§ **WRITTEN INSTRUCTION**
Copy out the listing that follows, exactly, without its pictures.

►

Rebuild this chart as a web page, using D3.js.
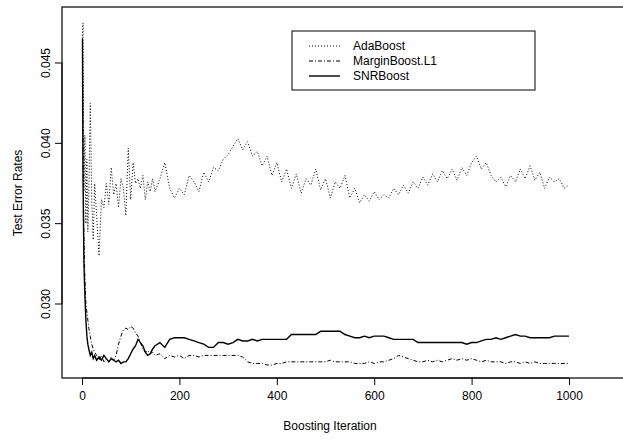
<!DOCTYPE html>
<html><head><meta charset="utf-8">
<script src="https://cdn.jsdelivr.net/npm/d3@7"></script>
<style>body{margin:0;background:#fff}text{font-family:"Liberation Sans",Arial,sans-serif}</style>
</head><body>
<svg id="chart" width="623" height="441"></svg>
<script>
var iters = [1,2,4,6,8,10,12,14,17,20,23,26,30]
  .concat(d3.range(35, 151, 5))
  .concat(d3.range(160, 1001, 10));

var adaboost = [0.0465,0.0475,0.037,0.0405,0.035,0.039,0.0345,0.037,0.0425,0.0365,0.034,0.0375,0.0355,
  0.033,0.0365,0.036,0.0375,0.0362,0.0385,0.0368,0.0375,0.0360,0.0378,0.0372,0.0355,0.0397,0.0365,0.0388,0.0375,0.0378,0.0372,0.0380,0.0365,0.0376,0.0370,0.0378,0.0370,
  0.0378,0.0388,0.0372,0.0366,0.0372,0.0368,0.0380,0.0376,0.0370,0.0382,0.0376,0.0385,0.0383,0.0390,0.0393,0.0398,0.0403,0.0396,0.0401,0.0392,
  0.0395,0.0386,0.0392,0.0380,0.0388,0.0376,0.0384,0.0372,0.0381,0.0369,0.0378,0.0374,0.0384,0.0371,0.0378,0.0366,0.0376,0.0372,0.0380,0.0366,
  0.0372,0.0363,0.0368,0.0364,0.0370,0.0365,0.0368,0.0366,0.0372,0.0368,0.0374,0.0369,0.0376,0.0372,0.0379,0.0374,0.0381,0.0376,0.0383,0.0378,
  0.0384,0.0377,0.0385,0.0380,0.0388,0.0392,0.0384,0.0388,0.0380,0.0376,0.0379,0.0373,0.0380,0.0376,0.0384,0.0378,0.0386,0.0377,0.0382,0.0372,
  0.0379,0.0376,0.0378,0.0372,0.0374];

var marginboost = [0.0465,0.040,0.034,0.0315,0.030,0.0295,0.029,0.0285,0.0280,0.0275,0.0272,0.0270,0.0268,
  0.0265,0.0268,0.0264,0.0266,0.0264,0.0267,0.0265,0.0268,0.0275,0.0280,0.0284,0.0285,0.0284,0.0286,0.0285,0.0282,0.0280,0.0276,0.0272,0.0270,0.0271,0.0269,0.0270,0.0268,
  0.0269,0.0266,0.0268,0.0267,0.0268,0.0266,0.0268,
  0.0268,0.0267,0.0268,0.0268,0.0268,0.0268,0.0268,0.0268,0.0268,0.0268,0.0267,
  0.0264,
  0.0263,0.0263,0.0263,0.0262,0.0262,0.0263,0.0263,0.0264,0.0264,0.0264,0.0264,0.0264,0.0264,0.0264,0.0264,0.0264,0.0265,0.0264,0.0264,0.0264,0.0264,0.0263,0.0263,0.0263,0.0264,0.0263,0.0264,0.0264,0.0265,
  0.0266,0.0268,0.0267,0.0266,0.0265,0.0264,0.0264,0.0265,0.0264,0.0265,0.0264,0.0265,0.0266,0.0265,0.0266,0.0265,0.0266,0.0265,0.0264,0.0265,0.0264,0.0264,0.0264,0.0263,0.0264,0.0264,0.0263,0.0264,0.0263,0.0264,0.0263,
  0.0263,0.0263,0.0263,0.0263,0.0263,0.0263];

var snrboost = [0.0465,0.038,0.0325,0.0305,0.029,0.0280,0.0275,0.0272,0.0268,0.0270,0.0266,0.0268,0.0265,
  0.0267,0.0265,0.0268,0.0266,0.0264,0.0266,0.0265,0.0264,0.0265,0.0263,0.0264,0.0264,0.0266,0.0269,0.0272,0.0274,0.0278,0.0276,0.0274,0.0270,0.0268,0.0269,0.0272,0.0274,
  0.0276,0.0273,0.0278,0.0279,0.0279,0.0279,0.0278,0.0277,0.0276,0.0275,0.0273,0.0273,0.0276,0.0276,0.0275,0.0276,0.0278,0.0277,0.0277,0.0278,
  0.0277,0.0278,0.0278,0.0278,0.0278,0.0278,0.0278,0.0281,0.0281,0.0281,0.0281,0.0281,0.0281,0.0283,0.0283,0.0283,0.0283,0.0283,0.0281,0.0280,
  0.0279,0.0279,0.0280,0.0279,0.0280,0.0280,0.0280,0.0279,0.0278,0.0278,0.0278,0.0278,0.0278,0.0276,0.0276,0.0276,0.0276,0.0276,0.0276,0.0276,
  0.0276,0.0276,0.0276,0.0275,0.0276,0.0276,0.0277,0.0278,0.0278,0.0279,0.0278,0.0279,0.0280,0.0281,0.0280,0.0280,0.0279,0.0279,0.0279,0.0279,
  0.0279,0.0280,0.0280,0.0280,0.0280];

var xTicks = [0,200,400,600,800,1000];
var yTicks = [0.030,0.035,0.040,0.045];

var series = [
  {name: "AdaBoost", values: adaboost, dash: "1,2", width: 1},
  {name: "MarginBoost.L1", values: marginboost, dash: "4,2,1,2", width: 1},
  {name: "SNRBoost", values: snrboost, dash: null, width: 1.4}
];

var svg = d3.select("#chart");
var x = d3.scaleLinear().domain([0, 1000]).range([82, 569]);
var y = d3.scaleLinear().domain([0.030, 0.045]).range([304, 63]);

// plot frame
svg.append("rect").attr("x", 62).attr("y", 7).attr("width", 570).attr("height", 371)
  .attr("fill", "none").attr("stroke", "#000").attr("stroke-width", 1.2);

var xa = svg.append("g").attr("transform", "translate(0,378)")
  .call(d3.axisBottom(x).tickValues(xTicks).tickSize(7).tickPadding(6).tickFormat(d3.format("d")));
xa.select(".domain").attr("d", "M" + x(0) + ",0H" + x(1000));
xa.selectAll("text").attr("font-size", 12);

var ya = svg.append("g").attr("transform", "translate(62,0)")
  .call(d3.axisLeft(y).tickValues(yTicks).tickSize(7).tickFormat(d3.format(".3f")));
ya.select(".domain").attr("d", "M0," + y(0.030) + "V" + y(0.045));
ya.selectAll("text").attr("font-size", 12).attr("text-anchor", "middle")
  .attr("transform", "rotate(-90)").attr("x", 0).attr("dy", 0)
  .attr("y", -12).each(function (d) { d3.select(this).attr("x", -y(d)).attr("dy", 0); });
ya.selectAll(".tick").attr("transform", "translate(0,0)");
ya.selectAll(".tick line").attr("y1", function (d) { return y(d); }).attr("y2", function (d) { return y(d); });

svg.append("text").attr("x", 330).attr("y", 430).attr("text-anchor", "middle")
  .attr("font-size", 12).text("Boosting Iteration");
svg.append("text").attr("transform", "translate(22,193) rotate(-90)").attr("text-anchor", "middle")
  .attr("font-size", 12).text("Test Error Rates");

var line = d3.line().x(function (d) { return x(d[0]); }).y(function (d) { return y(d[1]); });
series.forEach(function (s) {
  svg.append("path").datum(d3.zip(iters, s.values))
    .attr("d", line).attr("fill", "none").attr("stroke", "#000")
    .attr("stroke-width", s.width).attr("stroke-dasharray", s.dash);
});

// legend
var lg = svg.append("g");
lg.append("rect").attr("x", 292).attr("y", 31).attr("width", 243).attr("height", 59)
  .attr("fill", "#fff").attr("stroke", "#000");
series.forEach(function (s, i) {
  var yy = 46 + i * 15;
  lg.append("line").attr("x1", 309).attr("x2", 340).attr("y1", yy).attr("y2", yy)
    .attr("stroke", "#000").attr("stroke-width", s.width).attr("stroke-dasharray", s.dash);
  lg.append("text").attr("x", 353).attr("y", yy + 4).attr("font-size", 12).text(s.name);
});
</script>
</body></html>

◄

§ **THE SOLUTION**
Rebuild this chart as a web page, using D3.js.
<!DOCTYPE html>
<html><head><meta charset="utf-8">
<script src="https://cdn.jsdelivr.net/npm/d3@7"></script>
<style>body{margin:0;background:#fff}text{font-family:"Liberation Sans",Arial,sans-serif}</style>
</head><body>
<svg id="chart" width="623" height="441"></svg>
<script>
var iters = [1,2,4,6,8,10,12,14,17,20,23,26,30]
  .concat(d3.range(35, 151, 5))
  .concat(d3.range(160, 1001, 10));

var adaboost = [0.0465,0.0475,0.037,0.0405,0.035,0.039,0.0345,0.037,0.0425,0.0365,0.034,0.0375,0.0355,
  0.033,0.0365,0.036,0.0375,0.0362,0.0385,0.0368,0.0375,0.0360,0.0378,0.0372,0.0355,0.0397,0.0365,0.0388,0.0375,0.0378,0.0372,0.0380,0.0365,0.0376,0.0370,0.0378,0.0370,
  0.0378,0.0388,0.0372,0.0366,0.0372,0.0368,0.0380,0.0376,0.0370,0.0382,0.0376,0.0385,0.0383,0.0390,0.0393,0.0398,0.0403,0.0396,0.0401,0.0392,
  0.0395,0.0386,0.0392,0.0380,0.0388,0.0376,0.0384,0.0372,0.0381,0.0369,0.0378,0.0374,0.0384,0.0371,0.0378,0.0366,0.0376,0.0372,0.0380,0.0366,
  0.0372,0.0363,0.0368,0.0364,0.0370,0.0365,0.0368,0.0366,0.0372,0.0368,0.0374,0.0369,0.0376,0.0372,0.0379,0.0374,0.0381,0.0376,0.0383,0.0378,
  0.0384,0.0377,0.0385,0.0380,0.0388,0.0392,0.0384,0.0388,0.0380,0.0376,0.0379,0.0373,0.0380,0.0376,0.0384,0.0378,0.0386,0.0377,0.0382,0.0372,
  0.0379,0.0376,0.0378,0.0372,0.0374];

var marginboost = [0.0465,0.040,0.034,0.0315,0.030,0.0295,0.029,0.0285,0.0280,0.0275,0.0272,0.0270,0.0268,
  0.0265,0.0268,0.0264,0.0266,0.0264,0.0267,0.0265,0.0268,0.0275,0.0280,0.0284,0.0285,0.0284,0.0286,0.0285,0.0282,0.0280,0.0276,0.0272,0.0270,0.0271,0.0269,0.0270,0.0268,
  0.0269,0.0266,0.0268,0.0267,0.0268,0.0266,0.0268,
  0.0268,0.0267,0.0268,0.0268,0.0268,0.0268,0.0268,0.0268,0.0268,0.0268,0.0267,
  0.0264,
  0.0263,0.0263,0.0263,0.0262,0.0262,0.0263,0.0263,0.0264,0.0264,0.0264,0.0264,0.0264,0.0264,0.0264,0.0264,0.0264,0.0265,0.0264,0.0264,0.0264,0.0264,0.0263,0.0263,0.0263,0.0264,0.0263,0.0264,0.0264,0.0265,
  0.0266,0.0268,0.0267,0.0266,0.0265,0.0264,0.0264,0.0265,0.0264,0.0265,0.0264,0.0265,0.0266,0.0265,0.0266,0.0265,0.0266,0.0265,0.0264,0.0265,0.0264,0.0264,0.0264,0.0263,0.0264,0.0264,0.0263,0.0264,0.0263,0.0264,0.0263,
  0.0263,0.0263,0.0263,0.0263,0.0263,0.0263];

var snrboost = [0.0465,0.038,0.0325,0.0305,0.029,0.0280,0.0275,0.0272,0.0268,0.0270,0.0266,0.0268,0.0265,
  0.0267,0.0265,0.0268,0.0266,0.0264,0.0266,0.0265,0.0264,0.0265,0.0263,0.0264,0.0264,0.0266,0.0269,0.0272,0.0274,0.0278,0.0276,0.0274,0.0270,0.0268,0.0269,0.0272,0.0274,
  0.0276,0.0273,0.0278,0.0279,0.0279,0.0279,0.0278,0.0277,0.0276,0.0275,0.0273,0.0273,0.0276,0.0276,0.0275,0.0276,0.0278,0.0277,0.0277,0.0278,
  0.0277,0.0278,0.0278,0.0278,0.0278,0.0278,0.0278,0.0281,0.0281,0.0281,0.0281,0.0281,0.0281,0.0283,0.0283,0.0283,0.0283,0.0283,0.0281,0.0280,
  0.0279,0.0279,0.0280,0.0279,0.0280,0.0280,0.0280,0.0279,0.0278,0.0278,0.0278,0.0278,0.0278,0.0276,0.0276,0.0276,0.0276,0.0276,0.0276,0.0276,
  0.0276,0.0276,0.0276,0.0275,0.0276,0.0276,0.0277,0.0278,0.0278,0.0279,0.0278,0.0279,0.0280,0.0281,0.0280,0.0280,0.0279,0.0279,0.0279,0.0279,
  0.0279,0.0280,0.0280,0.0280,0.0280];

var xTicks = [0,200,400,600,800,1000];
var yTicks = [0.030,0.035,0.040,0.045];

var series = [
  {name: "AdaBoost", values: adaboost, dash: "1,2", width: 1},
  {name: "MarginBoost.L1", values: marginboost, dash: "4,2,1,2", width: 1},
  {name: "SNRBoost", values: snrboost, dash: null, width: 1.4}
];

var svg = d3.select("#chart");
var x = d3.scaleLinear().domain([0, 1000]).range([82, 569]);
var y = d3.scaleLinear().domain([0.030, 0.045]).range([304, 63]);

// plot frame
svg.append("rect").attr("x", 62).attr("y", 7).attr("width", 570).attr("height", 371)
  .attr("fill", "none").attr("stroke", "#000").attr("stroke-width", 1.2);

var xa = svg.append("g").attr("transform", "translate(0,378)")
  .call(d3.axisBottom(x).tickValues(xTicks).tickSize(7).tickPadding(6).tickFormat(d3.format("d")));
xa.select(".domain").attr("d", "M" + x(0) + ",0H" + x(1000));
xa.selectAll("text").attr("font-size", 12);

var ya = svg.append("g").attr("transform", "translate(62,0)")
  .call(d3.axisLeft(y).tickValues(yTicks).tickSize(7).tickFormat(d3.format(".3f")));
ya.select(".domain").attr("d", "M0," + y(0.030) + "V" + y(0.045));
ya.selectAll("text").attr("font-size", 12).attr("text-anchor", "middle")
  .attr("transform", "rotate(-90)").attr("x", 0).attr("dy", 0)
  .attr("y", -12).each(function (d) { d3.select(this).attr("x", -y(d)).attr("dy", 0); });
ya.selectAll(".tick").attr("transform", "translate(0,0)");
ya.selectAll(".tick line").attr("y1", function (d) { return y(d); }).attr("y2", function (d) { return y(d); });

svg.append("text").attr("x", 330).attr("y", 430).attr("text-anchor", "middle")
  .attr("font-size", 12).text("Boosting Iteration");
svg.append("text").attr("transform", "translate(22,193) rotate(-90)").attr("text-anchor", "middle")
  .attr("font-size", 12).text("Test Error Rates");

var line = d3.line().x(function (d) { return x(d[0]); }).y(function (d) { return y(d[1]); });
series.forEach(function (s) {
  svg.append("path").datum(d3.zip(iters, s.values))
    .attr("d", line).attr("fill", "none").attr("stroke", "#000")
    .attr("stroke-width", s.width).attr("stroke-dasharray", s.dash);
});

// legend
var lg = svg.append("g");
lg.append("rect").attr("x", 292).attr("y", 31).attr("width", 243).attr("height", 59)
  .attr("fill", "#fff").attr("stroke", "#000");
series.forEach(function (s, i) {
  var yy = 46 + i * 15;
  lg.append("line").attr("x1", 309).attr("x2", 340).attr("y1", yy).attr("y2", yy)
    .attr("stroke", "#000").attr("stroke-width", s.width).attr("stroke-dasharray", s.dash);
  lg.append("text").attr("x", 353).attr("y", yy + 4).attr("font-size", 12).text(s.name);
});
</script>
</body></html>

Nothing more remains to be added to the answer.